FOSDEM Chimera Linux is a new distro under construction that is not only systemd-free, it’s GNU-free as well. Its creator hopes to reach alpha testing this spring.

Chimera Linux is a new project which began in mid-2021, but has already made considerable progress. Its solo developer is Czech programmer Daniel “q66” Kolesa, who gave a talk about his project at FOSDEM last weekend.

His talk was part of the FOSDEM’s BSD program stream, which itself is a hint that this is not a typical Linux distribution. This is reflected in its name: the original chimera was a mythical creature whose body was made up of parts of different animals. There’s a certain kind of Unix geek who insists that Linux should properly be called GNU/Linux, because the kernel is built with the GNU C Compiler, everything is linked against the GNU C library, uses the GNU coreutils, and usually multiple other components from the GNU Project.

Chimera Linux is an existence proof that this is not a hard requirement: it avoids all of these. Chimera is compiled with LLVM, uses the same musl C library and packaging tools as the lightweight Alpine Linux distro, the new Dinit init system, and much of the rest of the userland is drawn from the current version of FreeBSD. If things go according to plan, Kolesa hopes to release the first alpha version around the same time as the planned FreeBSD version 13.2, so that he can rebase on that version of the underlying tools.

Kolesa’s talk is recommended, but be warned, it’s very technical. For a quick overview, you can read his presentation (PDF).

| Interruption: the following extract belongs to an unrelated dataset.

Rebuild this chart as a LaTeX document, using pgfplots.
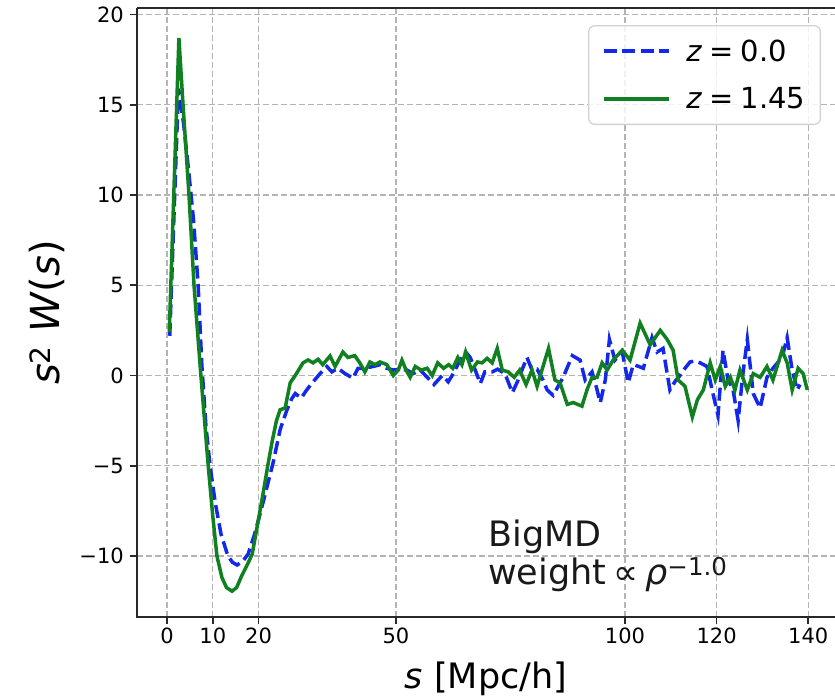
\documentclass[border=0pt]{standalone}
\usepackage{fontspec}
\setmainfont{DejaVu Sans}
\usepackage{pgfplots}
\pgfplotsset{compat=1.18}
\definecolor{mblue}{RGB}{20,40,235}
\definecolor{mgreen}{RGB}{16,128,32}
\definecolor{gridgray}{RGB}{180,180,180}
\definecolor{spine}{RGB}{40,40,40}
\pgfplotstableread{
s v
0.6 2.2
2.5 15.9
3.6 14.0
4.7 11.4
5.8 8.6
6.8 5.0
7.6 0.6
8.5 -2.8
9.4 -5.0
10.5 -7.0
11.8 -8.8
13.3 -10.0
14.3 -10.35
15.3 -10.5
16.5 -10.3
17.7 -9.9
19.0 -8.9
20.4 -7.6
21.8 -6.2
23.2 -4.8
24.7 -3.0
26.2 -1.9
27.2 -1.3
28.0 -1.0
29.3 -1.25
30.5 -0.8
31.9 -0.35
33.4 0.1
34.9 0.5
36.0 0.2
37.3 0.4
38.9 0.1
40.6 -0.15
41.7 0.4
43.2 0.4
45.0 0.5
46.5 0.6
48.0 0.4
49.4 0.3
50.9 0.35
52.4 0.3
53.7 0.1
55.3 0.3
56.8 -0.1
58.3 -0.5
60.1 0.0
61.4 -0.35
62.5 0.1
64.0 0.85
65.2 1.3
66.2 1.0
67.3 0.3
68.4 -0.45
69.4 0.2
71.0 0.2
72.2 0.35
73.8 0.1
75.4 -0.95
76.5 -0.35
77.5 0.3
78.6 1.0
79.7 0.3
80.8 0.35
82.0 -0.2
83.0 -0.8
84.3 -1.1
85.4 -0.6
86.5 -0.1
87.5 0.5
88.5 1.1
90.2 0.85
91.3 -0.25
92.8 0.2
93.7 -0.6
94.6 -1.5
95.7 -0.25
96.6 2.0
97.8 0.85
99.4 1.3
100.7 -0.4
101.8 0.6
103.0 0.5
104.0 0.4
105.9 2.1
107.0 1.3
108.3 1.5
109.8 -0.8
111.0 -0.3
112.0 0.0
113.1 0.4
114.2 0.75
115.3 0.8
116.4 0.7
117.9 0.5
119.2 -1.0
120.3 -2.2
121.4 1.4
122.5 -0.25
123.6 -0.8
124.7 -2.5
125.7 0.0
126.7 2.0
128.0 -1.0
129.5 -1.8
131.0 -0.1
132.3 0.4
134.3 1.0
135.4 2.1
136.5 0.3
137.6 -0.8
138.2 -0.5
}\zzero
\pgfplotstableread{
s v
0.5 2.4
2.6 18.7
3.5 15.0
4.8 10.0
5.9 5.0
7.4 0.0
8.2 -2.5
9.0 -5.0
10.0 -7.8
10.9 -10.0
12.0 -11.2
13.0 -11.75
14.2 -11.95
15.2 -11.75
16.3 -11.1
17.5 -10.5
18.6 -9.9
19.6 -8.5
20.8 -6.8
22.0 -5.0
23.0 -3.6
23.9 -2.5
24.7 -1.9
25.8 -1.8
26.9 -0.4
28.0 0.0
29.7 0.7
30.8 0.86
31.9 0.7
33.0 0.9
34.0 0.6
35.6 1.08
36.7 0.5
38.4 1.3
39.5 1.0
41.0 1.1
42.1 0.7
43.2 0.2
44.3 0.75
45.4 0.6
46.5 0.75
48.0 0.6
49.4 0.0
50.5 0.3
51.3 0.85
52.2 0.3
53.1 -0.1
54.2 0.5
55.5 0.3
56.8 0.4
57.9 0.0
59.1 0.7
60.4 0.4
61.5 0.6
62.4 0.4
63.5 1.0
64.4 0.6
65.2 1.3
66.5 0.3
67.8 0.75
68.8 0.7
69.9 0.95
71.0 0.7
72.1 1.5
73.2 0.3
74.5 0.2
75.8 -0.1
77.0 0.3
78.4 -0.5
79.7 0.3
80.8 -0.6
82.1 0.5
83.3 1.5
84.7 -0.25
85.8 -0.4
87.4 -1.6
88.7 -1.5
90.6 -1.7
91.7 -0.8
92.8 -0.1
93.9 -0.1
95.0 0.7
96.1 0.3
97.4 0.85
99.4 1.4
101.1 0.85
103.3 2.9
105.5 1.7
107.7 2.5
109.2 2.0
110.5 1.4
111.6 -0.25
113.1 -0.6
114.7 -2.3
115.8 -1.35
117.1 -0.8
118.6 0.7
119.7 -0.25
120.8 0.5
121.9 -0.6
123.0 -0.1
124.0 -0.8
125.1 0.3
126.7 -0.8
128.0 0.1
129.5 -0.1
131.0 0.5
132.3 -0.25
134.3 1.4
135.4 0.7
136.5 -0.8
137.8 0.4
138.9 0.1
139.8 -0.8
}\zone
\begin{document}
\begin{tikzpicture}
\useasboundingbox (-137pt,-81pt) rectangle (698pt,617pt);
\begin{axis}[
  at={(0pt,0pt)}, anchor=south west,
  scale only axis, width=698pt, height=609pt,
  xmin=-6.55, xmax=145.85, ymin=-13.38, ymax=20.36,
  clip mode=individual,
  axis line style={draw=none},
  xtick={0,10,20,50,100,120,140}, xticklabels={0,10,20,50,100,120,140},
  ytick={-10,-5,0,5,10,15,20}, yticklabels={−10,−5,0,5,10,15,20},
  tick align=outside, xtick pos=bottom, ytick pos=left,
  major tick length=7pt,
  tick style={spine, line width=1.6pt},
  grid=major,
  grid style={gridgray, dash pattern=on 6pt off 3pt, line width=1.3pt},
  ticklabel style={font=\fontsize{21}{25}\selectfont, text=black},
  xticklabel style={anchor=north, inner sep=0pt, yshift=-4pt},
  yticklabel style={anchor=east, inner sep=0pt, xshift=-6pt},
  xlabel={\textit{s} [Mpc/h]},
  xlabel style={font=\fontsize{35}{42}\selectfont, at={([yshift=-71pt]axis description cs:0.5,0)}, anchor=base, inner sep=0pt},
  ylabel={\textit{s}\textsuperscript{2} \textit{W}(\textit{s})},
  ylabel style={font=\fontsize{40}{48}\selectfont, at={([xshift=-77pt]axis description cs:0,0.5)}, anchor=base, inner sep=0pt},
  legend style={at={(rel axis cs:0.980,0.972)}, anchor=north east,
    draw=gray!35, line width=1.3pt, rounded corners=6pt,
    fill=white, fill opacity=0.8, text opacity=1,
    font=\fontsize{29}{34}\selectfont, inner xsep=13pt, inner ysep=12pt,
    row sep=21pt, /tikz/every odd column/.append style={column sep=14pt}},
  legend cell align=left,
  legend image code/.code={\draw[#1] (0pt,0pt) -- (65pt,0pt);},
]
\addplot[mblue, line width=3.5pt, dash pattern=on 13pt off 5.5pt] table[x=s,y=v] {\zzero};
\addlegendentry{\textit{z}\hspace{0.25em}=\hspace{0.25em}0.0}
\addplot[mgreen, line width=3.5pt] table[x=s,y=v] {\zone};
\addlegendentry{\textit{z}\hspace{0.25em}=\hspace{0.25em}1.45}
\draw[spine, line width=2pt] (rel axis cs:0,1) -- (rel axis cs:0,0) -- (rel axis cs:1,0);
\draw[spine, line width=2pt] (rel axis cs:0,1) -- (rel axis cs:1,1);
\node[anchor=base west, font=\fontsize{35}{42}\selectfont, inner sep=0pt, text=black!90] at (axis cs:70.1,-9.5) {BigMD};
\node[anchor=base west, font=\fontsize{35}{42}\selectfont, inner sep=0pt, text=black!90] at (axis cs:70.1,-11.6) {weight\hspace{0.2em}∝\hspace{0.2em}\textit{ρ}\textsuperscript{−1.0}};
\end{axis}
\end{tikzpicture}
\end{document}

One of the things that BSD fans tend to praise is the sort of somewhat abstract virtue that appeals to hardcore Unix types: each BSD keeps the source code of the core OS in a single directory tree, making it possible to build the entire thing in a single operation. Third-party components are relegated to an external “ports tree”. A Linux distro, on the other hand, is not so much “an operating system” as several thousand separately-developed OS components all flying in extremely close formation.

Chimera is an attempt to bring some of that design clarity to Linux. It’s not all FreeBSD all the way down: this is still a Linux-based OS, and it remains binary-compatible with Linux. In a way, Chimera is the inverse of the now unmaintained Debian GNU/kFreeBSD. That project put the GNU userland and Debian tools on top of a BSD kernel.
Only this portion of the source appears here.